Connecticut native Paul Manafort was sentenced Wednesday to about six years in prison over his past lobbying work for the Ukraine, concluding a dramatic case in which the former Trump campaign chairman was accused of tampering with witnesses and breaching a plea deal with the special counsel.

A portion of the sentence—30 months, or 2.5 years—from Judge Amy Berman Jackson will run concurrently to the punishment he received in the Eastern District of Virginia last week. Manafort, who turns 70 in April, will serve a total of 7.5 years in prison.

Jackson sentenced Manafort to 60 months in prison on one conspiracy count and 13 months for another.
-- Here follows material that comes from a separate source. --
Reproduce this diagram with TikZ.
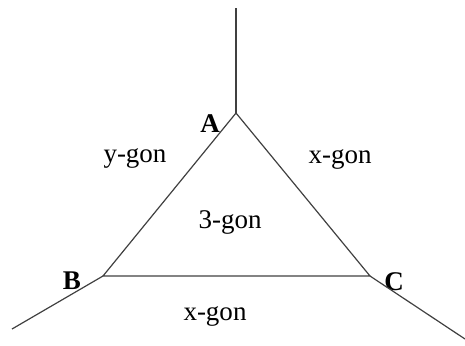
\documentclass[tikz,border=0pt]{standalone}
\usepackage{fontspec}
\setmainfont{Liberation Serif}

\begin{document}
\begin{tikzpicture}[x=0.5pt,y=-0.5pt,
        edge/.style={draw=black!75, line width=0.6pt},
        vlabel/.style={font=\fontsize{13.5}{16}\selectfont\bfseries,
        inner sep=0pt, anchor=base},
        face/.style={font=\fontsize{13.5}{16}\selectfont,
        inner sep=0pt, anchor=base},
        ]
        \useasboundingbox (0,0) rectangle (465,345);

        \coordinate (A) at (236,113);
        \coordinate (B) at (103,276);
        \coordinate (C) at (370,276);
        \coordinate (t) at (236,8);
        \coordinate (bl) at (12,329);
        \coordinate (br) at (465,339);

        \node (la) [vlabel] at (210,132) {A};
        \node (lb) [vlabel] at (72,289) {B};
        \node (lc) [vlabel] at (394,290) {C};

        \node (fy) [face] at (135,162) {y-gon};
        \node (fx1) [face] at (340,163) {x-gon};
        \node (f3) [face] at (230,228) {3-gon};
        \node (fx2) [face] at (215,320) {x-gon};

        \draw[edge] (A) -- (B) -- (C) -- cycle;
        \draw[edge] (A) -- (t);
        \draw[edge] (B) -- (bl);
        \draw[edge] (C) -- (br);
    \end{tikzpicture}
\end{document}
A federal judge in Alexandria, Virginia, sentenced Manafort to nearly four years in prison Thursday for financial fraud charges—a prison term that drew broader scrutiny for amounting to a fraction of the 19-to-24-year range recommended under sentencing guidelines. In that case, Judge T.S. Ellis gave Manafort credit for the nine months he already served behind bars, effectively lowering the 47-month sentence to three years.

Jackson also ordered 36 months of supervised release, which will run concurrently with his supervised release in Alexandria, Virginia. Manafort will also be required to pay over $6,000,000 once in restitution. Jackson did not impose a fine, citing the “significant” sums he will have paid in forfeiture and restitution.
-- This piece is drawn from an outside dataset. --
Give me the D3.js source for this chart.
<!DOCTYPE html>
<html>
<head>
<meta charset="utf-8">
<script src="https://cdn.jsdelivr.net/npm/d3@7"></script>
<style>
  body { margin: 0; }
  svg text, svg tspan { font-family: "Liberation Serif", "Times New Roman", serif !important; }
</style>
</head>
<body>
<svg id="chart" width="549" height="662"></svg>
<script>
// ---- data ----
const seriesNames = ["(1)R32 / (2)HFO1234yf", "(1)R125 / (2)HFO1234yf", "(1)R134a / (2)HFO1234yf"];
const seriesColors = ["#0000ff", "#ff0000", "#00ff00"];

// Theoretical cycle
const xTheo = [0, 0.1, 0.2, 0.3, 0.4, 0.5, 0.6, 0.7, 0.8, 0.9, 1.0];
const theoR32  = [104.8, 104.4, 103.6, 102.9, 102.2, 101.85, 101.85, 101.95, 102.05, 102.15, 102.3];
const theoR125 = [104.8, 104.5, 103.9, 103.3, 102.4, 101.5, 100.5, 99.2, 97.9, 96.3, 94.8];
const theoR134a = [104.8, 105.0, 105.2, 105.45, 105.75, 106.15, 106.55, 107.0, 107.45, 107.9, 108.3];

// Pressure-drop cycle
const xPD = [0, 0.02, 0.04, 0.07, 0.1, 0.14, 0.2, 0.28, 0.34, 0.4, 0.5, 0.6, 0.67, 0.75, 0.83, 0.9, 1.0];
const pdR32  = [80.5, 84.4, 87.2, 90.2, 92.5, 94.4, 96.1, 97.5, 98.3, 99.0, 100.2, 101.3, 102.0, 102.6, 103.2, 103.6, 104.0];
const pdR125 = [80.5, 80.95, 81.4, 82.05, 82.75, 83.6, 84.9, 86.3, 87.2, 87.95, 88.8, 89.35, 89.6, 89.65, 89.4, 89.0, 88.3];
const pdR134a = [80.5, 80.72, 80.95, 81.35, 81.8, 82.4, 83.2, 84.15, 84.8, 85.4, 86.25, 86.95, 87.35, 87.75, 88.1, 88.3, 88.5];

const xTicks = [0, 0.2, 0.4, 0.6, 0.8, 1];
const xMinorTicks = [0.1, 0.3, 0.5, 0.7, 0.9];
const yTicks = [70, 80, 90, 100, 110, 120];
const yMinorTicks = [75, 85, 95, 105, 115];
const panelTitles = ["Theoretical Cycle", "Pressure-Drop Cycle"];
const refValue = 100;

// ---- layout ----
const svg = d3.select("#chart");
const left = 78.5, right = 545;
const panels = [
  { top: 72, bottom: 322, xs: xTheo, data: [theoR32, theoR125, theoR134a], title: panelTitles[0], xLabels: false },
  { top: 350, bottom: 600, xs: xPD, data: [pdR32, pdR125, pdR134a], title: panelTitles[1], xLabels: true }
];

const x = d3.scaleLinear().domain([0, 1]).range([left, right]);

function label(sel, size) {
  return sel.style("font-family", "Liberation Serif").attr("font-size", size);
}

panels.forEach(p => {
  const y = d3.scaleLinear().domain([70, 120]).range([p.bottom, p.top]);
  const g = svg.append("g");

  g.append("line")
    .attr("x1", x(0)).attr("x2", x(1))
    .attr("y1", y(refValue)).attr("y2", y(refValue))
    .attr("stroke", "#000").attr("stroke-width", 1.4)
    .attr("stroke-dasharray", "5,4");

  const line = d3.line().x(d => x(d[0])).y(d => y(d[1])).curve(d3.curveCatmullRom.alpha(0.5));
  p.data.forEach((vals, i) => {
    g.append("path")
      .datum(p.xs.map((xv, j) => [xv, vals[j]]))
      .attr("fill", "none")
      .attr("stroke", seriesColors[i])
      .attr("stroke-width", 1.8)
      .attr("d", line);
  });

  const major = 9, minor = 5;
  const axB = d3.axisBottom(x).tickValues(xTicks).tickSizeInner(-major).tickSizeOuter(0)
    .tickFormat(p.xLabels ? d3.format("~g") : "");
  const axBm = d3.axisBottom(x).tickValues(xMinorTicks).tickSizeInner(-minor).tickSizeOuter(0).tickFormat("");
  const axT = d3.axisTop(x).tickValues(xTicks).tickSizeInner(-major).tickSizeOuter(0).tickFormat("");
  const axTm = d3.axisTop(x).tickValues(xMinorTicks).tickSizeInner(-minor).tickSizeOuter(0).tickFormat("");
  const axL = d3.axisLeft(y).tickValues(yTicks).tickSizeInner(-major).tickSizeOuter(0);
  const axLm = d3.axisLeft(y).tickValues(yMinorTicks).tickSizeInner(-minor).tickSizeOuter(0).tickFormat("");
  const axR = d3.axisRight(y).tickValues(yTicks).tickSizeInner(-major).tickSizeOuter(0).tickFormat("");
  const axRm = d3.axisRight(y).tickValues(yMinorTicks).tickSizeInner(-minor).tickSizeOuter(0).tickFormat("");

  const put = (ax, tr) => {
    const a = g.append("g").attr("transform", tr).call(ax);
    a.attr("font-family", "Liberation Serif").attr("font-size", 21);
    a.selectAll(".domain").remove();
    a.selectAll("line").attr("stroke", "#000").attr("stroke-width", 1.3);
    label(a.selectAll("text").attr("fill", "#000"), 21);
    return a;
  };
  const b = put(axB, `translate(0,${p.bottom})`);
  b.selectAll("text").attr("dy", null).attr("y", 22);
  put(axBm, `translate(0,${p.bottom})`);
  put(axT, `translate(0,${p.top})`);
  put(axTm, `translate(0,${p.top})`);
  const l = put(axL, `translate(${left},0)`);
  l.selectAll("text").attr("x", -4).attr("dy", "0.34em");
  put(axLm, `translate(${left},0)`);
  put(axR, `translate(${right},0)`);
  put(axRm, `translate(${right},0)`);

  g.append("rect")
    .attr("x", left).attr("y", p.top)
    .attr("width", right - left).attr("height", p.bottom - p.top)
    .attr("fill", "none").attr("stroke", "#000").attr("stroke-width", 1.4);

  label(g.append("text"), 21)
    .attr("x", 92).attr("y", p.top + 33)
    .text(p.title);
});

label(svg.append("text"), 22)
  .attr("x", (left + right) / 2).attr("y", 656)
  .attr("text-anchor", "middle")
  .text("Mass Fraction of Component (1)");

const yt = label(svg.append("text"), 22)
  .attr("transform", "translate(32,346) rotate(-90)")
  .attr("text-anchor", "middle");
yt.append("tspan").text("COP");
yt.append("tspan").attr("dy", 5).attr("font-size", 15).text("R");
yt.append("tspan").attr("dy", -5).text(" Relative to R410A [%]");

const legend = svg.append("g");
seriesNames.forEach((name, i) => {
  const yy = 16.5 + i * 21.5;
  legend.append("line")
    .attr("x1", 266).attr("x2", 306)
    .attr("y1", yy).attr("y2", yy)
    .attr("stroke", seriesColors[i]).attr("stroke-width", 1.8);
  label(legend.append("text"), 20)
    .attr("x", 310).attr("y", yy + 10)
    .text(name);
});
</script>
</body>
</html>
The dual sentences mark an ignominious end for a political operative who briefly oversaw President Donald Trump's 2016 presidential run, and whose ties to Russia-aligned figures made him a target of special counsel Robert Mueller III's probe.
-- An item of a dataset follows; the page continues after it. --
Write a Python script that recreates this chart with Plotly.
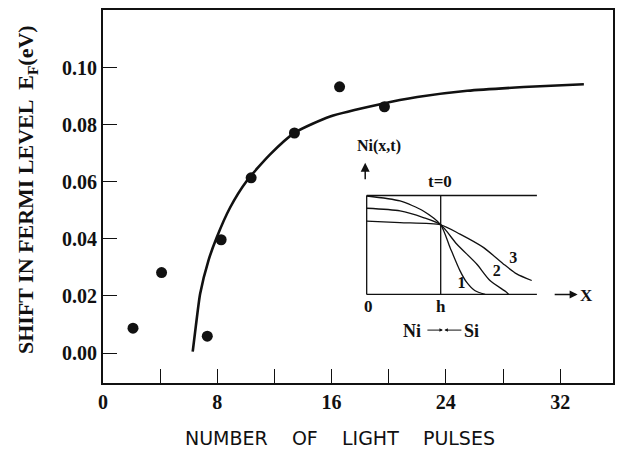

Manafort pleaded guilty in Washington to a pair of conspiracy charges after a jury in Virginia found him guilty in August of bank and tax fraud, along with one count of failing to disclose a foreign bank account. Rather than proceed to a second trial in Washington, Manafort pleaded guilty to reduced charges as part of a deal requiring him to cooperate with Mueller's team in its investigation into Russian interference in the 2016 election.